Saturday, 15 October 2011

Library DVDs are not bad!

The Blockbuster ticket logo on its old shop,
covered with a policing sign
presumably to deter break-ins
It's probably not news to report that our nearest DVD rental shops have both gone out of business. Blockbuster: busted!

I'd subscribe to Netflix if I could, but it isn't available in the UK. Maybe in 2012, says Which magazine... Meanwhile, I go to the library and check out DVDs for 50 pence each (that's about 80 cents).

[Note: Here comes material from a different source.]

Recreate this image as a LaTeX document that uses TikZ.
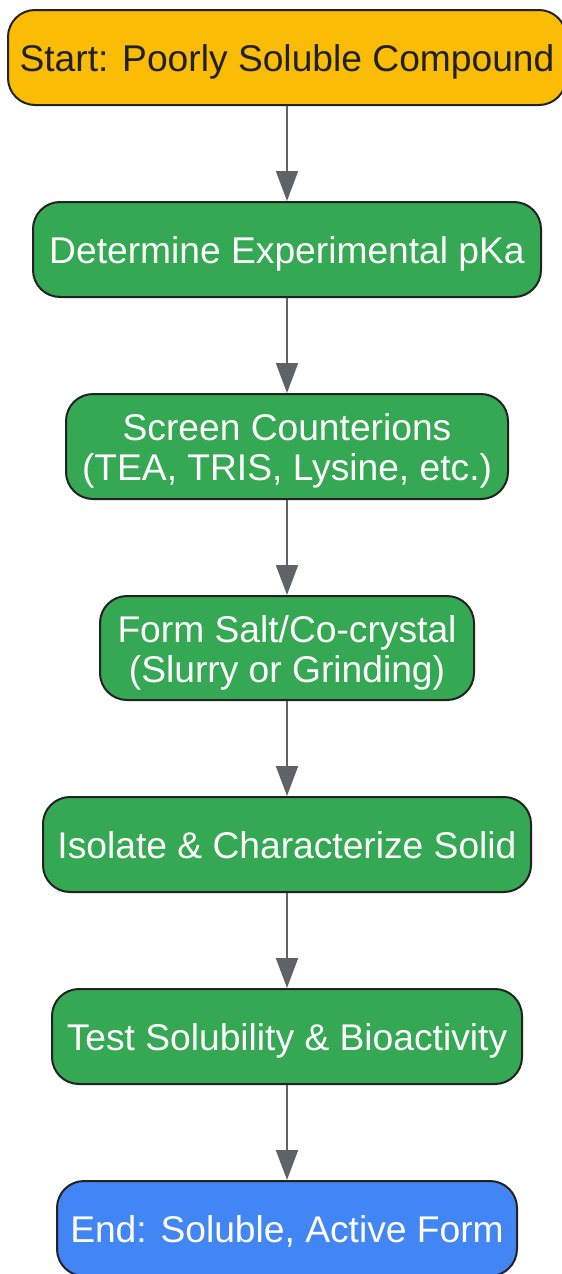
\documentclass[tikz,border=0pt]{standalone}
\usepackage{fontspec}
\setmainfont{Liberation Sans}
\usetikzlibrary{arrows.meta}
\definecolor{gyellow}{HTML}{FBBC05}
\definecolor{ggreen}{HTML}{34A853}
\definecolor{gblue}{HTML}{4285F4}
\definecolor{gline}{HTML}{5F6368}
\definecolor{gborder}{HTML}{222222}
\definecolor{gtext}{HTML}{202124}
\newcommand{\boxtext}[1]{\raisebox{-6pt}[\height][\depth]{\begin{tabular}{@{}c@{}}#1\end{tabular}}}
\tikzset{
  box/.style={draw=gborder, line width=2pt, rounded corners=27pt, inner sep=0pt,
    align=center, font=\fontsize{37.2}{40}\selectfont},
  startbox/.style={box, fill=gyellow, text=gtext},
  stepbox/.style={box, fill=ggreen, text=white},
  endbox/.style={box, fill=gblue, text=white},
  conn/.style={draw=gline, line width=2pt, -{Triangle[length=30pt,width=22pt]}}
}
\begin{document}
\begin{tikzpicture}[x=1pt,y=-1pt]
\useasboundingbox (0,0) rectangle (562,1274);
\node[startbox, minimum width=558pt, minimum height=95pt] (n1) at (287,57.5) {\boxtext{Start: Poorly Soluble Compound}};
\node[stepbox, minimum width=508pt, minimum height=95pt] (n2) at (287,249.5) {\boxtext{Determine Experimental pKa}};
\node[stepbox, minimum width=442pt, minimum height=105pt] (n3) at (287,446.5) {\boxtext{Screen Counterions\\(TEA, TRIS, Lysine, etc.)}};
\node[stepbox, minimum width=374pt, minimum height=104pt] (n4) at (287,648) {\boxtext{Form Salt/Co-crystal\\(Slurry or Grinding)}};
\node[stepbox, minimum width=488pt, minimum height=95pt] (n5) at (287,844.5) {\boxtext{Isolate \& Characterize Solid}};
\node[stepbox, minimum width=470pt, minimum height=95pt] (n6) at (287,1036.5) {\boxtext{Test Solubility \& Bioactivity}};
\node[endbox, minimum width=460pt, minimum height=95pt] (n7) at (287,1228.5) {\boxtext{End: Soluble, Active Form}};
\draw[conn] (n1) -- (n2);
\draw[conn] (n2) -- (n3);
\draw[conn] (n3) -- (n4);
\draw[conn] (n4) -- (n5);
\draw[conn] (n5) -- (n6);
\draw[conn] (n6) -- (n7);
\end{tikzpicture}
\end{document}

And what good films I've found, mostly true stories or at least based on historic incidents:

• "The Lives of Others", a 2006 German film about a Stasi agent who becomes disillusioned with his commitment to East German politics
• "K-19 Widowmaker", a 2002 Harrison Ford film about a Soviet nuclear sub disaster off the coast of Greenland in 1961, the story only becoming known after Glasnost
• "The Last Contract", a 1997 Swedish film about the killing of Olof Palme, the Prime Minister of Sweden
• "Kinsey", a 2004 film with Liam Neeson; a biography of the sex researcher
• Not to mention "A change of seasons", which was true to life if not true

The pickings are small at the library, but so far so good and can't fault the price! Too bad, though, that councils are closing libraries all over Britain in these austere times, despite arguments that they are community centres in and of themselves, with computer classes and literacy help groups – not to mention a warm daily refuge for the homeless. We can all petition to save the libraries, but maybe we should also donate books and DVDs, so that maybe the libraries can use some of their funds to stay open instead of buying more stock. Do you have any worthy ones to donate?